There is an interesting question of agency in all of this. If only first-person experiences influence an individual's course of behavior, then it seems like we do nothing but respond to our environment, not act on it. I wonder where thinking plays into this. Do you believe that reflection on one's own experiences can change one's patterns of action? Can other people's reflections on one's life influence change? My own view is that ideas traffic smoothly between all those modes of experience (first-person experiences, one's own reflections on how to live, observations of other people's lives, other's descriptions of their lives, other's reflections on how to live), and that no one of these modes has priority.

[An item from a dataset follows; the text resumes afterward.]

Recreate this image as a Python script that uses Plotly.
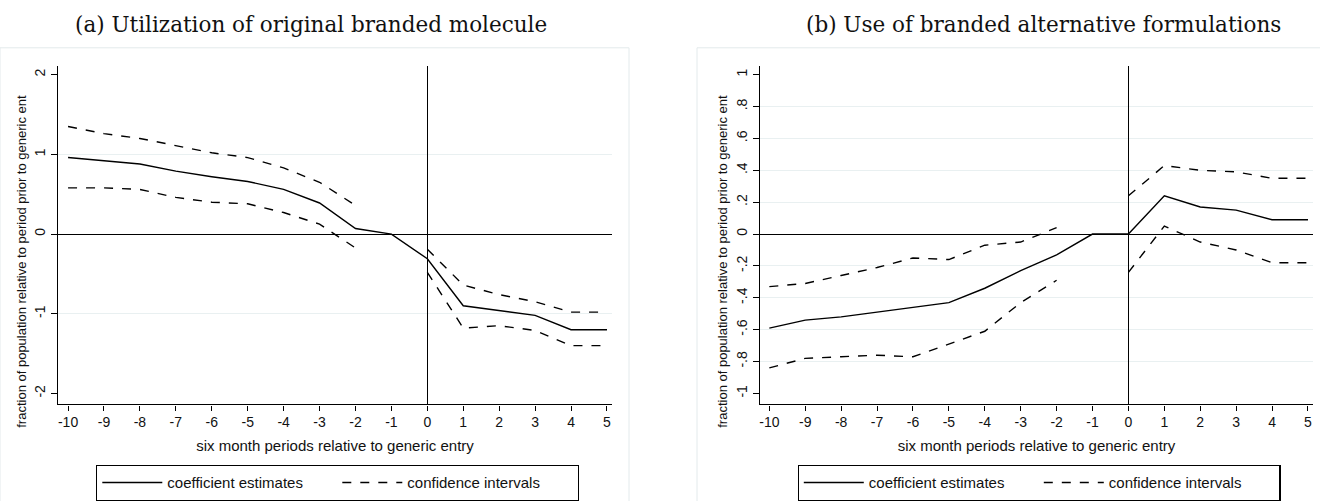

I am guessing that R-ness is just speaking about his own life, and not the lives of people in general, but that raises an interesting question as well. Are some people more amenable to influence from one specific mode of experience? A think a big chunk of this is the perceived authority of the source. The words of one person will carry greater weight than the words of another person; first-person experiences gleaned from one situation will carry greater weight than first-experiences taken from another situation; and so on. This is a very deep well, and one worth thinking about more fully later.